§ Data:
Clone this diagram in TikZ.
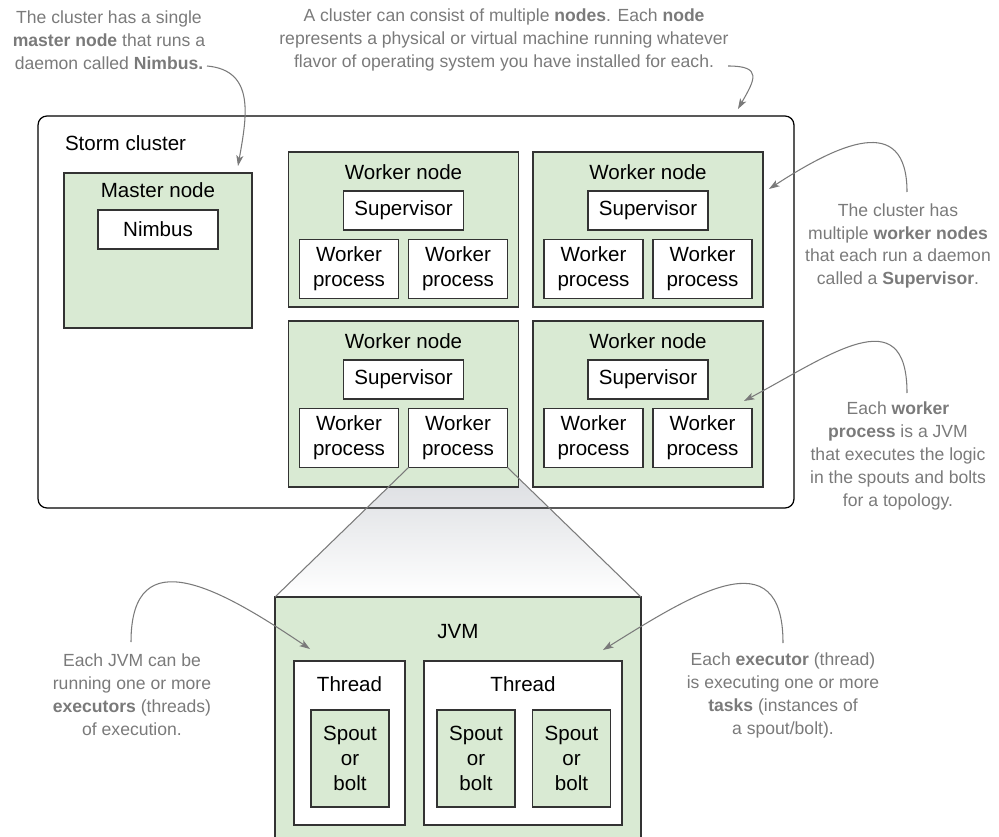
\documentclass[tikz,border=0pt]{standalone}
\usepackage{fontspec}
\setmainfont{Liberation Sans}
\usetikzlibrary{arrows.meta, positioning, calc}
\definecolor{stormgreen}{HTML}{D9EAD3}
\definecolor{stormline}{HTML}{333333}
\definecolor{stormnote}{HTML}{7A7A7A}
\definecolor{stormfunnel}{HTML}{DADCE0}

\begin{document}
\begin{tikzpicture}[x=0.02cm, y=0.02cm,
  every node/.style={inner sep=0pt, outer sep=0pt},
  boxfont/.style={font=\fontsize{11.7}{14.2}\selectfont},
  greenbox/.style={draw=stormline, line width=0.8pt, fill=stormgreen, boxfont, align=center},
  whitebox/.style={draw=stormline, line width=0.8pt, fill=white, boxfont, align=center},
  title/.style={boxfont},
  note/.style={font=\fontsize{10}{13}\selectfont, text=stormnote, align=center},
  callout/.style={draw=stormnote, line width=0.6pt, -{Stealth[length=6pt,width=4pt,inset=1.5pt]}}
]
  \useasboundingbox (0,0) rectangle (999,-837);

  % Zoom funnel (behind the cluster)
  \shade[top color=stormfunnel, bottom color=white]
    (408,-468) -- (507,-468) -- (641,-597) -- (275,-597) -- cycle;

  % Storm cluster
  \node[draw=black, line width=0.7pt, rounded corners=5pt,
        minimum width=15.12cm, minimum height=7.84cm] (cluster) at (416,-312) {};
  \node[title, anchor=west] (clustertitle) at (65,-143) {Storm cluster};

  % Master node
  \node[greenbox, minimum width=3.76cm, minimum height=3.10cm] (master) at (158,-250.5) {};
  \node[title] (mastertitle) at (158,-190) {Master node};
  \node[whitebox, minimum width=2.4cm, minimum height=0.78cm] (nimbus) at (158,-229.5) {Nimbus};

  % Worker nodes
  \foreach \cx/\ty/\h/\n in {403.5/152/155/1, 648/152/155/2, 403.5/321/166/3, 648/321/166/4} {
    \node[greenbox, minimum width=4.6cm, minimum height=\h*0.02cm] (worker\n) at (\cx,-\ty-\h/2) {};
    \node[title] (workertitle\n) at (\cx,-\ty-20) {Worker node};
    \node[whitebox, minimum width=2.4cm, minimum height=0.78cm] (super\n) at (\cx,-\ty-58.5) {Supervisor};
    \node[whitebox, minimum width=1.98cm, minimum height=1.18cm] (procA\n) at (\cx-54.5,-\ty-117) {Worker\\process};
    \node[whitebox, minimum width=1.98cm, minimum height=1.18cm] (procB\n) at (\cx+54.5,-\ty-117) {Worker\\process};
  }

  % JVM (runs off the bottom edge)
  \coordinate (jvmNW) at (275,-597);
  \coordinate (jvmNE) at (641,-597);
  \fill[stormgreen] (jvmNW) rectangle (641,-837);
  \draw[stormline, line width=0.8pt] (275,-837) -- (jvmNW) -- (jvmNE) -- (641,-837);
  \node[title] (jvmtitle) at (458,-632) {JVM};

  % Funnel edges
  \draw[stormnote, line width=0.6pt] (procB3.south west) -- (jvmNW);
  \draw[stormnote, line width=0.6pt] (procB3.south east) -- (jvmNE);

  % Threads
  \node[whitebox, minimum width=2.22cm, minimum height=3.28cm] (thread1) at (349.5,-743) {};
  \node[whitebox, minimum width=3.96cm, minimum height=3.28cm] (thread2) at (523,-743) {};
  \node[title] (threadtitle1) at (349.5,-684) {Thread};
  \node[title] (threadtitle2) at (523,-684) {Thread};
  \foreach \sx/\n in {350/1, 476/2, 571.5/3}
    \node[greenbox, minimum width=1.56cm, minimum height=1.94cm] (spout\n) at (\sx,-758.5) {Spout\\or\\bolt};

  % Notes
  \node[note] (note1) at (109,-40) {The cluster has a single\\\textbf{master node} that runs a\\daemon called \textbf{Nimbus.}};
  \node[note] (note2) at (504,-40) {A cluster can consist of multiple \textbf{nodes}. Each \textbf{node}\\represents a physical or virtual machine running whatever\\flavor of operating system you have installed for each.};
  \node[note] (note3) at (898,-246) {The cluster has\\multiple \textbf{worker nodes}\\that each run a daemon\\called a \textbf{Supervisor}.};
  \node[note] (note4) at (898,-456) {Each \textbf{worker}\\\textbf{process} is a JVM\\that executes the logic\\in the spouts and bolts\\for a topology.};
  \node[note] (note5) at (132,-694.5) {Each JVM can be\\running one or more\\\textbf{executors} (threads)\\of execution.};
  \node[note] (note6) at (783,-695.5) {Each \textbf{executor} (thread)\\is executing one or more\\\textbf{tasks} (instances of\\a spout/bolt).};

  % Callout arrows
  \coordinate (tail1) at (207,-66);
  \coordinate (tail2) at (728,-66);
  \coordinate (tail3) at (907,-192);
  \coordinate (tail4) at (907,-393);
  \coordinate (tail5) at (131,-642);
  \coordinate (tail6) at (783,-643);
  \coordinate (tip1) at ([shift={(-14,7)}]master.north east);
  \coordinate (tip2) at ([shift={(-56,7)}]cluster.north east);
  \coordinate (tip3) at ([shift={(6,-37)}]worker2.north east);
  \coordinate (tip4) at ([shift={(-19,-80)}]worker4.north east);
  \coordinate (tip5) at ([shift={(16,12)}]thread1.north west);
  \coordinate (tip6) at ([shift={(-19,11)}]thread2.north east);
  \draw[callout] (tail1) to[out=-5, in=80, looseness=1.2] (tip1);
  \draw[callout] (tail2) to[out=0, in=60, looseness=2] (tip2);
  \draw[callout] (tail3) to[out=90, in=33, looseness=1.5] (tip3);
  \draw[callout] (tail4) to[out=90, in=28, looseness=1.5] (tip4);
  \draw[callout] (tail5) to[out=90, in=146, looseness=1.5] (tip5);
  \draw[callout] (tail6) to[out=90, in=32, looseness=1.5] (tip6);
\end{tikzpicture}
\end{document}
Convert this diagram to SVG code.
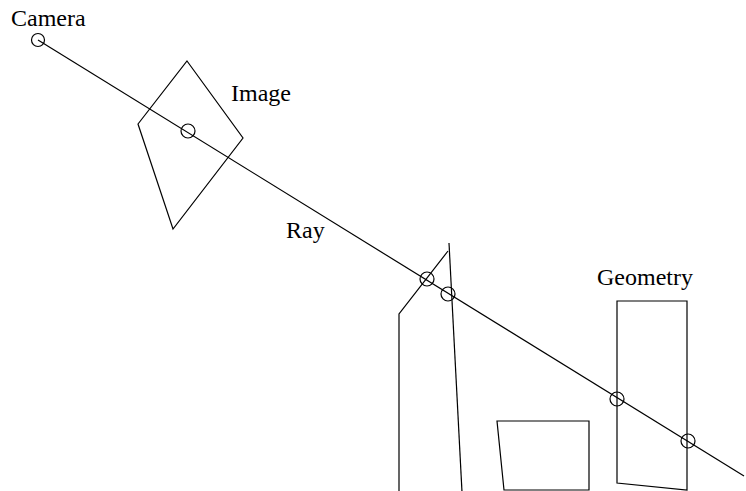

§ Problem description: Leave out all pictures, then copy the remaining material exactly.

§ Answer to this exercise:
Clone this diagram in TikZ.
\documentclass[tikz,border=0pt]{standalone}
\usepackage{fontspec}
\setmainfont{Liberation Sans}
\usetikzlibrary{arrows.meta, positioning, calc}
\definecolor{stormgreen}{HTML}{D9EAD3}
\definecolor{stormline}{HTML}{333333}
\definecolor{stormnote}{HTML}{7A7A7A}
\definecolor{stormfunnel}{HTML}{DADCE0}

\begin{document}
\begin{tikzpicture}[x=0.02cm, y=0.02cm,
  every node/.style={inner sep=0pt, outer sep=0pt},
  boxfont/.style={font=\fontsize{11.7}{14.2}\selectfont},
  greenbox/.style={draw=stormline, line width=0.8pt, fill=stormgreen, boxfont, align=center},
  whitebox/.style={draw=stormline, line width=0.8pt, fill=white, boxfont, align=center},
  title/.style={boxfont},
  note/.style={font=\fontsize{10}{13}\selectfont, text=stormnote, align=center},
  callout/.style={draw=stormnote, line width=0.6pt, -{Stealth[length=6pt,width=4pt,inset=1.5pt]}}
]
  \useasboundingbox (0,0) rectangle (999,-837);

  % Zoom funnel (behind the cluster)
  \shade[top color=stormfunnel, bottom color=white]
    (408,-468) -- (507,-468) -- (641,-597) -- (275,-597) -- cycle;

  % Storm cluster
  \node[draw=black, line width=0.7pt, rounded corners=5pt,
        minimum width=15.12cm, minimum height=7.84cm] (cluster) at (416,-312) {};
  \node[title, anchor=west] (clustertitle) at (65,-143) {Storm cluster};

  % Master node
  \node[greenbox, minimum width=3.76cm, minimum height=3.10cm] (master) at (158,-250.5) {};
  \node[title] (mastertitle) at (158,-190) {Master node};
  \node[whitebox, minimum width=2.4cm, minimum height=0.78cm] (nimbus) at (158,-229.5) {Nimbus};

  % Worker nodes
  \foreach \cx/\ty/\h/\n in {403.5/152/155/1, 648/152/155/2, 403.5/321/166/3, 648/321/166/4} {
    \node[greenbox, minimum width=4.6cm, minimum height=\h*0.02cm] (worker\n) at (\cx,-\ty-\h/2) {};
    \node[title] (workertitle\n) at (\cx,-\ty-20) {Worker node};
    \node[whitebox, minimum width=2.4cm, minimum height=0.78cm] (super\n) at (\cx,-\ty-58.5) {Supervisor};
    \node[whitebox, minimum width=1.98cm, minimum height=1.18cm] (procA\n) at (\cx-54.5,-\ty-117) {Worker\\process};
    \node[whitebox, minimum width=1.98cm, minimum height=1.18cm] (procB\n) at (\cx+54.5,-\ty-117) {Worker\\process};
  }

  % JVM (runs off the bottom edge)
  \coordinate (jvmNW) at (275,-597);
  \coordinate (jvmNE) at (641,-597);
  \fill[stormgreen] (jvmNW) rectangle (641,-837);
  \draw[stormline, line width=0.8pt] (275,-837) -- (jvmNW) -- (jvmNE) -- (641,-837);
  \node[title] (jvmtitle) at (458,-632) {JVM};

  % Funnel edges
  \draw[stormnote, line width=0.6pt] (procB3.south west) -- (jvmNW);
  \draw[stormnote, line width=0.6pt] (procB3.south east) -- (jvmNE);

  % Threads
  \node[whitebox, minimum width=2.22cm, minimum height=3.28cm] (thread1) at (349.5,-743) {};
  \node[whitebox, minimum width=3.96cm, minimum height=3.28cm] (thread2) at (523,-743) {};
  \node[title] (threadtitle1) at (349.5,-684) {Thread};
  \node[title] (threadtitle2) at (523,-684) {Thread};
  \foreach \sx/\n in {350/1, 476/2, 571.5/3}
    \node[greenbox, minimum width=1.56cm, minimum height=1.94cm] (spout\n) at (\sx,-758.5) {Spout\\or\\bolt};

  % Notes
  \node[note] (note1) at (109,-40) {The cluster has a single\\\textbf{master node} that runs a\\daemon called \textbf{Nimbus.}};
  \node[note] (note2) at (504,-40) {A cluster can consist of multiple \textbf{nodes}. Each \textbf{node}\\represents a physical or virtual machine running whatever\\flavor of operating system you have installed for each.};
  \node[note] (note3) at (898,-246) {The cluster has\\multiple \textbf{worker nodes}\\that each run a daemon\\called a \textbf{Supervisor}.};
  \node[note] (note4) at (898,-456) {Each \textbf{worker}\\\textbf{process} is a JVM\\that executes the logic\\in the spouts and bolts\\for a topology.};
  \node[note] (note5) at (132,-694.5) {Each JVM can be\\running one or more\\\textbf{executors} (threads)\\of execution.};
  \node[note] (note6) at (783,-695.5) {Each \textbf{executor} (thread)\\is executing one or more\\\textbf{tasks} (instances of\\a spout/bolt).};

  % Callout arrows
  \coordinate (tail1) at (207,-66);
  \coordinate (tail2) at (728,-66);
  \coordinate (tail3) at (907,-192);
  \coordinate (tail4) at (907,-393);
  \coordinate (tail5) at (131,-642);
  \coordinate (tail6) at (783,-643);
  \coordinate (tip1) at ([shift={(-14,7)}]master.north east);
  \coordinate (tip2) at ([shift={(-56,7)}]cluster.north east);
  \coordinate (tip3) at ([shift={(6,-37)}]worker2.north east);
  \coordinate (tip4) at ([shift={(-19,-80)}]worker4.north east);
  \coordinate (tip5) at ([shift={(16,12)}]thread1.north west);
  \coordinate (tip6) at ([shift={(-19,11)}]thread2.north east);
  \draw[callout] (tail1) to[out=-5, in=80, looseness=1.2] (tip1);
  \draw[callout] (tail2) to[out=0, in=60, looseness=2] (tip2);
  \draw[callout] (tail3) to[out=90, in=33, looseness=1.5] (tip3);
  \draw[callout] (tail4) to[out=90, in=28, looseness=1.5] (tip4);
  \draw[callout] (tail5) to[out=90, in=146, looseness=1.5] (tip5);
  \draw[callout] (tail6) to[out=90, in=32, looseness=1.5] (tip6);
\end{tikzpicture}
\end{document}
Convert this diagram to SVG code.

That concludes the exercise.